By Mike Soika
Are we spiritual beings having a human experience or are we human beings having a spiritual experience, is the famous question asked by Jesuit priest and philosopher Pierre Teilhard de Chardin. I believe it is the former, that we are spiritual beings at our core. But, taking it one step further, I also believe that everything within the Cosmos has a spiritual foundation; that the spirit of the Divine is woven throughout the universe and that God is the weaver.
If it is true that the Spirit is woven through all things and for all time, then there can be none other than a spiritual solution to any problem. In this context, all problems become spiritual problems.
A few years ago, I was having an online conversation with a conservative Christian friend about what the bible says on the matter of the division between church and state. My friend – a bible literalists – was adamant that there is a clear demarcation between church and state, citing the new testament passage of Mark 12: 13-17 where Jesus takes a coin with the likeness of Caesar and announces that all should “give to Caesar what is Caesar’s and to God what is God’s.” The question Jesus answered was about paying taxes. What I believe he was getting at is this: What in the cosmos does not emanate from God? If you are arguing over whether the religious should pay taxes, you are focused on the wrong question. If everything comes from God, what does it matter? Pay the silly taxes to keep yourself out of harm’s way – but don’t lose sight of the fact that everything comes from the Divine.
From my perspective, Jesus was saying that everything is spiritually focused; that we actually live in a spiritual world but get lost and confused in our worldly machinations.
A Quaker F/friend of mine has spent many an anxious moment pondering what can a person do to raise the consciousness of the general public – and of our leaders and decision makers – about the pending environmental disaster unfolding within our lifetime and most certainly within the lifetime of our children and grandchildren. We Quakers believe there is “that of God” within everyone, and that the voice of the Divine leads and guides each of us. If that is true – and I believe it is – then God is at this very moment whispering to those recalcitrant decision makers that the earth is crying out; that they need to pay attention; that they need to act. Now.
If the Spirit is active and present within every person, then what is needed is a conversion of heart. What is needed is a spiritual revival to awaken all to the call of the Divine on climate change; on gun control; on voter repression; on race, on equality, and on all other issues of justice and decency.

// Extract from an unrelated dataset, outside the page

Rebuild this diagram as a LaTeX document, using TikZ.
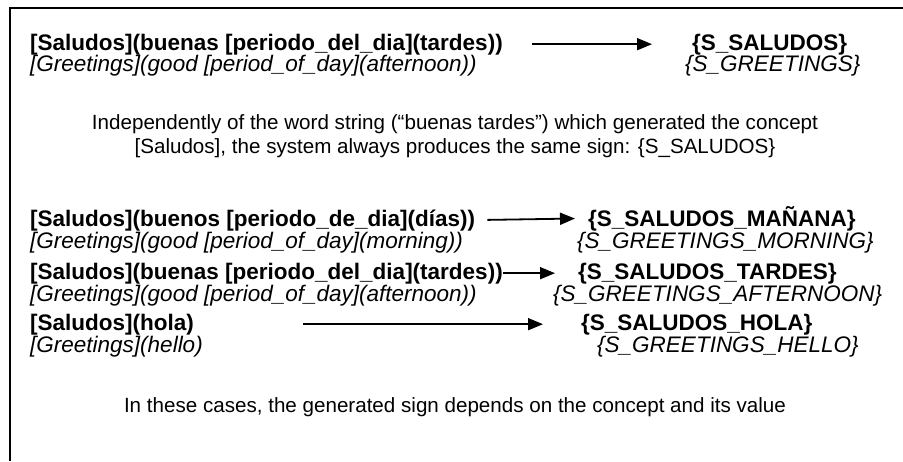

How do we get there, how do we get to this global conversion of heart? We pray… for ourselves, for those who are or will be impacted by these issues, and for the decision makers – that they will quiet themselves enough to hear the faint whisper of the Divine and act on it. Is prayer enough? No. If prayer were enough, these seemingly intractable issues would be resolved.
We must listen to the voice of God within our own heart and act on what we hear. We must become models of a people who are spiritually focused and who believe – whole heartedly – that the answer to all problems is spiritual. After all, we are a spiritual people living in a spiritual world, seeking a spiritual solution.
Perhaps renowned spiritual leader Henri Nouwen said it best: “Every time in history that men and women have been able to respond to the events of their world as an occasion to change their hearts, an inexhaustible source of generosity and new life has been opened, offering hope far beyond the limits of human prediction.”
We must pray. We must act. We must believe that our prayers and actions will be enough. And then, we must give over everything else to the Divine.